Editor's note: This post has been updated with the full text of "Don't know much about history."
Pop quiz! Try to answer the following questions without Googling: What is one right or freedom named in the First Amendment? We elect a U.S. senator for how many years? Who is the governor of your state? Easy, right? Here’s a tougher one: How much confidence do you have in your fellow citizens who cannot answer these questions as voters and participants in our democracy?
These are among the hundred questions about history, civics, and government on the U.S. citizenship test, which immigrants must pass as part of the naturalization process. It’s not a particularly challenging exam. Would-be citizens are asked up to ten of the questions; a mere six correct is a passing score.
In January, Arizona and North Dakota became the first two states to make passing this test a high school graduation requirement; South Dakota and Utah have followed suit this month. Similar bills have been introduced in more than a dozen other states.
“I would submit that a minimal understanding of American civics is of real value and therefore worthy of measurement,” said Arizona State Senator Steve Yarbrough. I agree. Even in our test-mad era, requiring a rock bottom, minimal knowledge of basic civics shouldn’t be too heavy a lift.
Even though a mediocre elementary education should enable you to pass the test with relative ease, making the test a graduation requirement is not the no-brainer common sense might suggest. People who take civic education seriously (yes, they exist) fret that states that adopt the citizenship test may be tacitly encouraging their schools to abandon more rigorous, semester-long classes in civics. I’m skeptical. At present, more than 90 percent of U.S. high school grads get a semester in civics and at least a year of U.S. history. But something is clearly not sticking. A Xavier University study showed that while 97.5 percent of those applying for citizenship pass the test, only two out of three Americans can do the same. Raise the bar to answering seven of ten questions correctly—still pretty low—and half of us fail. It’s hard not to wonder what exactly kids are learning in those ostensibly rich and rigorous civics classes.
Critics doth protest too much. There’s no conflict between classes that seek to develop deep civic engagement and establishing a minimal level of civic knowledge as a public school exit ticket. And the failure of so many Americans to answer even basic questions like, “What stops any one branch of the government from becoming too powerful?” (while demanding that naturalized citizens know as much) is something of a national embarrassment.

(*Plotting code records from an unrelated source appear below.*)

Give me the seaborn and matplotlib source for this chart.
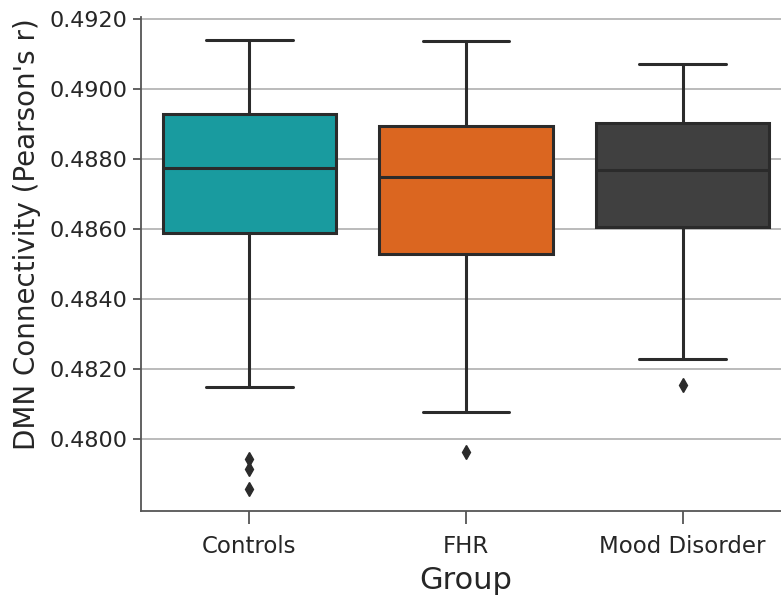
import matplotlib
matplotlib.use("Agg")
import matplotlib.pyplot as plt
import seaborn as sns
import pandas as pd

groups = ["Controls", "FHR", "Mood Disorder"]
controls = [0.47858, 0.47915, 0.47943, 0.48147, 0.48420, 0.48587, 0.48630,
            0.48680, 0.48720, 0.48750, 0.48774, 0.48800, 0.48840, 0.48870,
            0.48900, 0.48929, 0.48970, 0.49010, 0.49050, 0.49100, 0.49140]
fhr = [0.47963, 0.48077, 0.48300, 0.48410, 0.48480, 0.48529, 0.48590,
       0.48640, 0.48680, 0.48720, 0.48747, 0.48780, 0.48810, 0.48840,
       0.48870, 0.48893, 0.48950, 0.49000, 0.49050, 0.49100, 0.49135]
mood = [0.48155, 0.48229, 0.48400, 0.48500, 0.48560, 0.48605, 0.48650,
        0.48690, 0.48720, 0.48750, 0.48769, 0.48790, 0.48820, 0.48850,
        0.48880, 0.48901, 0.48940, 0.48980, 0.49010, 0.49040, 0.49070]
colors = ["#199b9f", "#db6620", "#404040"]
yticks = [0.4800, 0.4820, 0.4840, 0.4860, 0.4880, 0.4900, 0.4920]
ytick_labels = ["0.4800", "0.4820", "0.4840", "0.4860", "0.4880", "0.4900", "0.4920"]

df = pd.DataFrame({
    "Group": [groups[0]] * len(controls) + [groups[1]] * len(fhr) + [groups[2]] * len(mood),
    "value": controls + fhr + mood,
})

sns.set_style("white")
plt.rcParams["font.family"] = ["DejaVu Sans"]

fig = plt.figure(figsize=(7.81, 5.97), dpi=100)
ax = fig.add_axes([141 / 781, 86 / 597, 650 / 781, (511 - 17.3) / 597])

edge = "#2b2b2b"
sns.boxplot(data=df, x="Group", y="value", hue="Group", order=groups,
            palette=dict(zip(groups, colors)), saturation=1, legend=False,
            width=0.8, linewidth=2.2, linecolor=edge,
            flierprops=dict(marker="d", markerfacecolor=edge,
                            markeredgecolor=edge, markersize=7.5),
            ax=ax)

ax.yaxis.grid(True, color="#b5b5b5", linewidth=1.3)
ax.set_axisbelow(True)
ax.set_yticks(yticks)
ax.set_yticklabels(ytick_labels)
ax.tick_params(axis="y", labelsize=16, length=6, width=1.3, color="#555555", left=True)
ax.tick_params(axis="x", labelsize=16.5, length=9, width=1.3, color="#555555",
               bottom=True, pad=8)
ax.set_ylabel("DMN Connectivity (Pearson's r)", fontsize=20, labelpad=6)
ax.yaxis.label.set_y(0.561)
ax.set_xlabel("Group", fontsize=22, labelpad=6)
for s in ["top", "right"]:
    ax.spines[s].set_visible(False)
for s in ["left", "bottom"]:
    ax.spines[s].set_color("#555555")
    ax.spines[s].set_linewidth(1.3)

fig.savefig("out.png", dpi=100)
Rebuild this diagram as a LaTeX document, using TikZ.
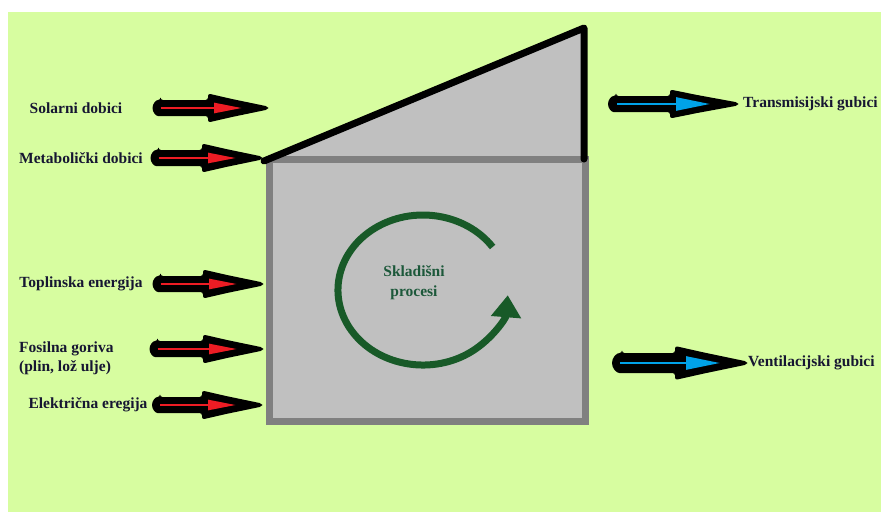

It’s hard to overstate just how poor is the average American student’s grasp of civics and history—or how badly we need to breathe life into civics in our schools. The most recent National Assessment of Educational Progress showed that about one-third of American eighth graders scored at or around proficiency in reading, math, and science. But those are robust numbers compared to civics and history, where 22 percent scored at that level. But we needn’t worry about those embarrassing scores any more. In 2013, the National Assessment of Education Progress, perhaps believing that ignorance is bliss, announced that the civics and history tests historically given in the fourth, eighth, and twelfth grades would thenceforth only be administered in the eighth grade.
Nearly every impulse in contemporary education has conspired to cement civics’s status as an education backwater. High stakes testing focuses on reading and math. Americans are far more likely to see education as a means of personal progress, the ticket to higher education, a good job and upward mobility. However, education for citizenship was the founding principle of public education. America’s earliest thinkers about public education—men like Benjamin Rush and Noah Webster—saw citizen-making as a fundamental purpose of education. We may safely assume that Horace Mann went to his grave never once having uttered the phrase “college and career ready.” Requiring students to pass the simple citizenship test may not usher in a civics renaissance, but it is a modest and welcome first step toward restoring the public purpose of public education. Here’s hoping other states follow suit, perhaps ushering in a modest civics revival.
To be sure, no one should believe that, if every child in the land could name the authors of the Federalist Papers (another question on the test) or a single accomplishment of Susan B. Anthony or Martin Luther King Jr., we will have solved the civic education crisis in America. We won’t. But insisting our children pick up at least a minimal level of shared knowledge of civics and history is a good place to start. And not too much to ask.